When the Northern Rivers floods devastated New South Wales in 2022, roughly 14,000 truckloads of water-damaged materials ended up in landfill—a staggering waste of resources that included premium hardwoods no longer easily sourced anywhere in the world. But what could have been just another story of disaster and disposal became something different when the NSW Reconstruction Authority, Living Lab Northern Rivers, and the University of Technology Sydney saw an opportunity to reimagine how communities recover from catastrophe.
The traditional demolition process is brutally efficient but wasteful: large machines level structures, excavators scoop materials into trucks, and everything travels to distant landfills where most materials are broken apart and buried. For flood-affected homes in the path of future disasters, the NSW government introduced a buyback scheme that meant demolition and disposal—yet many of these homes contained extraordinary materials.
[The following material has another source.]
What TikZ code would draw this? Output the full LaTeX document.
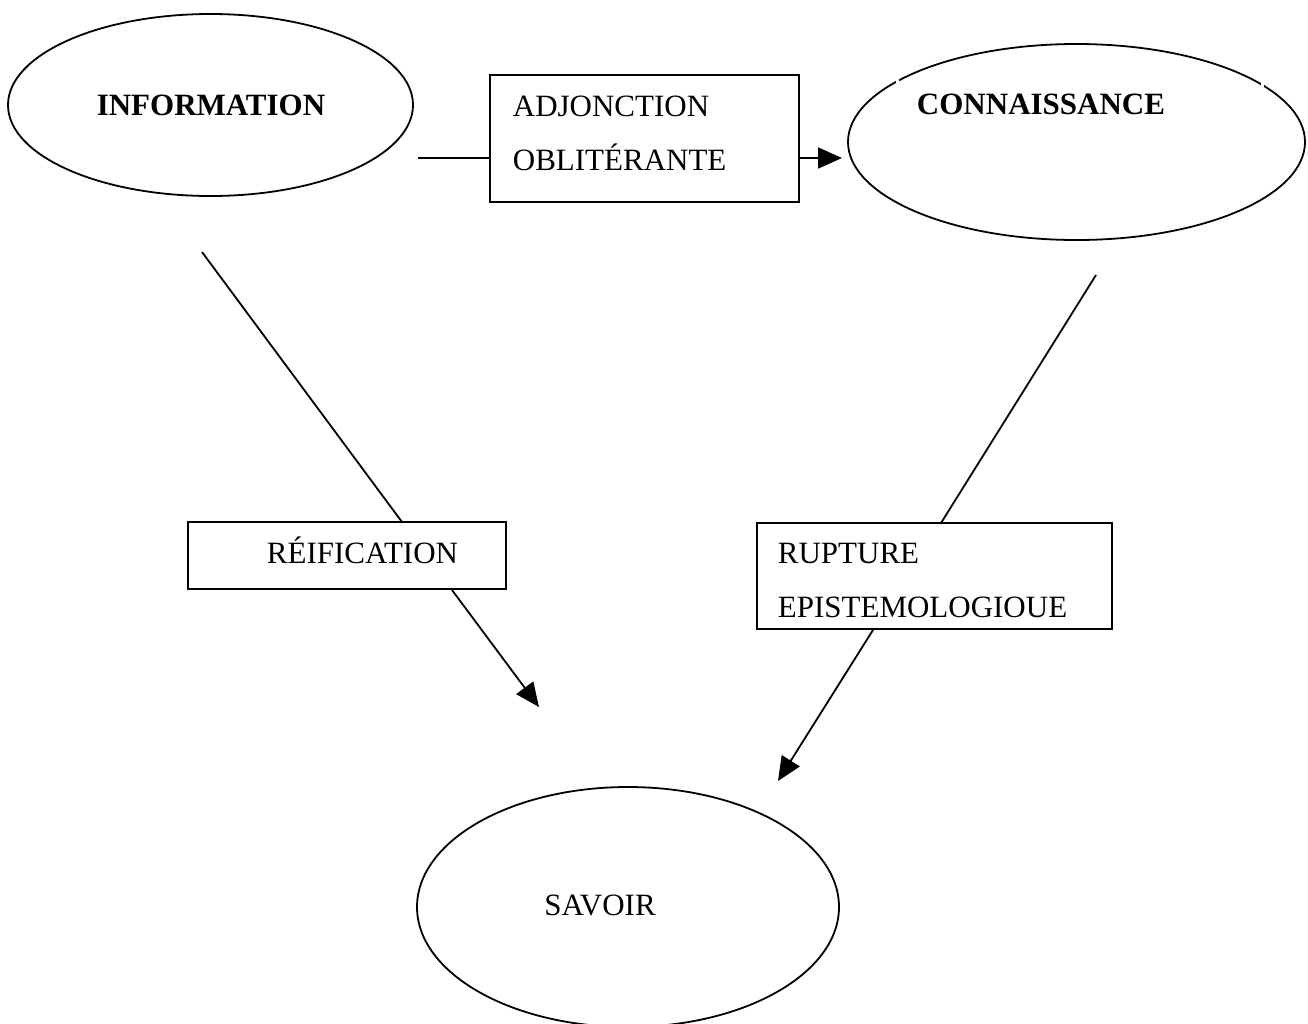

Old-growth timbers like red cedar, spotted gum, tallowwood, rosewood and blackbutt had been extracted from the region during Australia's colonial era and built into homes that had stood for generations. These are not ordinary timbers. They are dense, strong, durable, resistant to rot and insects—qualities that make them nearly impossible to find today.
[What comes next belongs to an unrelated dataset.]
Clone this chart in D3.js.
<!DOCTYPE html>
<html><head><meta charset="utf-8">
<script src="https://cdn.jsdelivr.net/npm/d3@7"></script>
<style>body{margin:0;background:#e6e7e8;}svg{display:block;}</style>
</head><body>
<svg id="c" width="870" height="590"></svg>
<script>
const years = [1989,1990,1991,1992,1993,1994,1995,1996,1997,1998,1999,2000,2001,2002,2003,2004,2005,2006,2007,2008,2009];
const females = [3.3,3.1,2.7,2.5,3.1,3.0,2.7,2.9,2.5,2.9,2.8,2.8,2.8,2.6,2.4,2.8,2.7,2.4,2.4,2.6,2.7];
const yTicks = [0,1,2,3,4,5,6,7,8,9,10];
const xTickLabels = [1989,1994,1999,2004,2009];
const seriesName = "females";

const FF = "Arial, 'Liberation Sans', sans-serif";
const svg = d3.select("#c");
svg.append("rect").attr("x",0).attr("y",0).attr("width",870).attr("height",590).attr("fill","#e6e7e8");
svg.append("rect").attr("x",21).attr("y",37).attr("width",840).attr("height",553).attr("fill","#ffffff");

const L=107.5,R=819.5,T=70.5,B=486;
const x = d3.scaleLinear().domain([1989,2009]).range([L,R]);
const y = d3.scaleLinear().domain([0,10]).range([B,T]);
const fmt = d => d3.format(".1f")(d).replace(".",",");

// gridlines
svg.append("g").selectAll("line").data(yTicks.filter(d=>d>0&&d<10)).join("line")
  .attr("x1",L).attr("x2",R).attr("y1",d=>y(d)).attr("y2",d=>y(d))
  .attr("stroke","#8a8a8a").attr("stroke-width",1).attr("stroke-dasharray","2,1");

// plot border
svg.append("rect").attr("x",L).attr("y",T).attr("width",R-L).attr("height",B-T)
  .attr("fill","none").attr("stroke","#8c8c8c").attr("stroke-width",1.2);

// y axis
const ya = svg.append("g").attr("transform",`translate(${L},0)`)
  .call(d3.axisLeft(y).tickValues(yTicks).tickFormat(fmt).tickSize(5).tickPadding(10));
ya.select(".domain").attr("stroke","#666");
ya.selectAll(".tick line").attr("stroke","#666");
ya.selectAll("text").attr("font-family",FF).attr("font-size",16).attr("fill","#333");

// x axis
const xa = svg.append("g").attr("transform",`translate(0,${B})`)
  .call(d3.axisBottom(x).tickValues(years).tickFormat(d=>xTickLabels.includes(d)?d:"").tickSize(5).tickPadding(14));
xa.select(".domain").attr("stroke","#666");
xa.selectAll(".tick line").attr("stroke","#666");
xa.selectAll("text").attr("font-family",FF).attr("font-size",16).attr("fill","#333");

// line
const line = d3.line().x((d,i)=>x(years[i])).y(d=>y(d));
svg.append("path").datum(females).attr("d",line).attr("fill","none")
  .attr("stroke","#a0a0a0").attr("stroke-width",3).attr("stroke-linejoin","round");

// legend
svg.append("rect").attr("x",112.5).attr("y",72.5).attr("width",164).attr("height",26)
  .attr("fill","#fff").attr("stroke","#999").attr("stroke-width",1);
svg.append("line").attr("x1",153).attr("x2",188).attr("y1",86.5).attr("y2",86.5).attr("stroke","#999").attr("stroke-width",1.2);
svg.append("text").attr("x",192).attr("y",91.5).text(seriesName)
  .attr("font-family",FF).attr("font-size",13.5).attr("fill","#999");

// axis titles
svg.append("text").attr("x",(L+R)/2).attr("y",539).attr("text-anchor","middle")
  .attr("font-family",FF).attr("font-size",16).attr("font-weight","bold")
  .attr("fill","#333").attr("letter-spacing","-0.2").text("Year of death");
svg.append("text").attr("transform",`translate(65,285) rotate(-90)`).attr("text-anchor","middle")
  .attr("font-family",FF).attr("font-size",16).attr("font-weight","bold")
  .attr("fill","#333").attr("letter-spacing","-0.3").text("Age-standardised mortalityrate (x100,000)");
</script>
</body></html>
In early 2024, the Circular Timber project piloted a radically different approach on two flood-damaged homes in Lismore. Rather than demolition, the team undertook careful deconstruction. Workers took time with site preparation, materials identification and precise disassembly to recover as much timber as possible—a process that required more labor than traditional demolition but yielded vastly different results. The recovered materials were then made available to local timber makers, builders, artists, architects and designers, who transformed salvaged wood into a dining table, a community shed and other designed objects.
What makes this approach genuinely transformative is that it required no single entity to carry the work. The local community, educators, businesses and government agencies collaborated from the start. The buy-in from residents was immediate—these materials represented a living link to the Northern Rivers' history and culture, a connection that would have been severed in a landfill. Inviting the community to make prototypes from the salvaged timber wasn't just pragmatic; it was a form of collective healing after trauma.
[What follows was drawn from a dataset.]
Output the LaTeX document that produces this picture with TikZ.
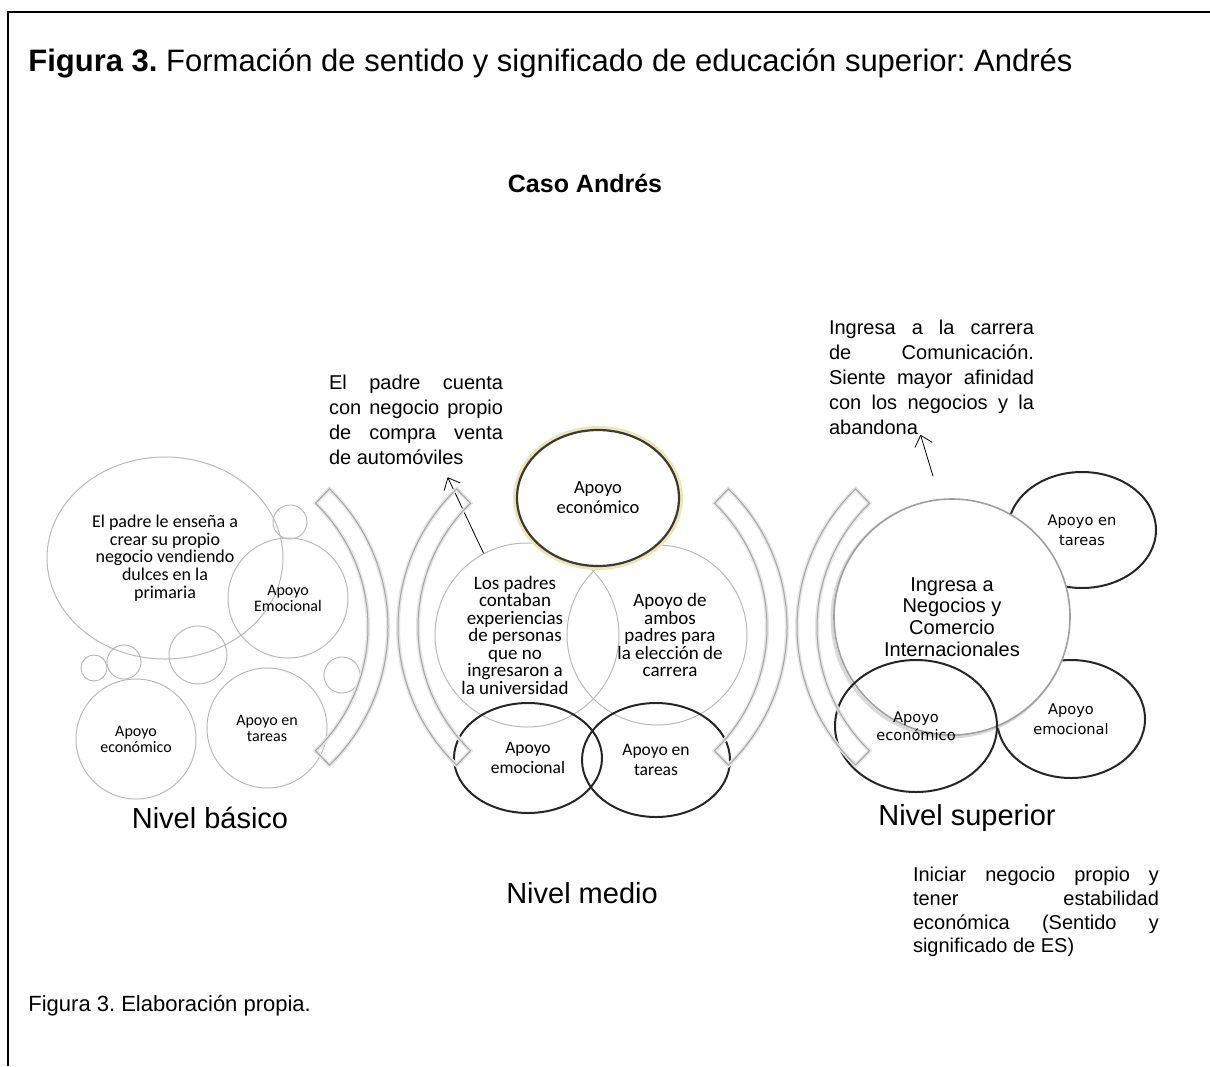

The environmental and economic case is compelling. Salvaging timber dramatically reduces carbon emissions compared to using virgin timber, significantly cuts waste sent to landfill and shrinks the project's overall carbon footprint. For a region with a long history of economic upheaval, the project created meaningful local work and kept valuable resources circulating within the community rather than disappearing into disposal systems designed for forgetting.
Australia has standards for demolishing buildings, but no guidelines for deconstruction exist yet. This pilot project has begun changing that conversation. By proving that careful material recovery is possible, the Circular Timber project offers a template for how communities might respond differently to future disasters—not by erasing what was lost, but by honoring it, learning from it, and building something new.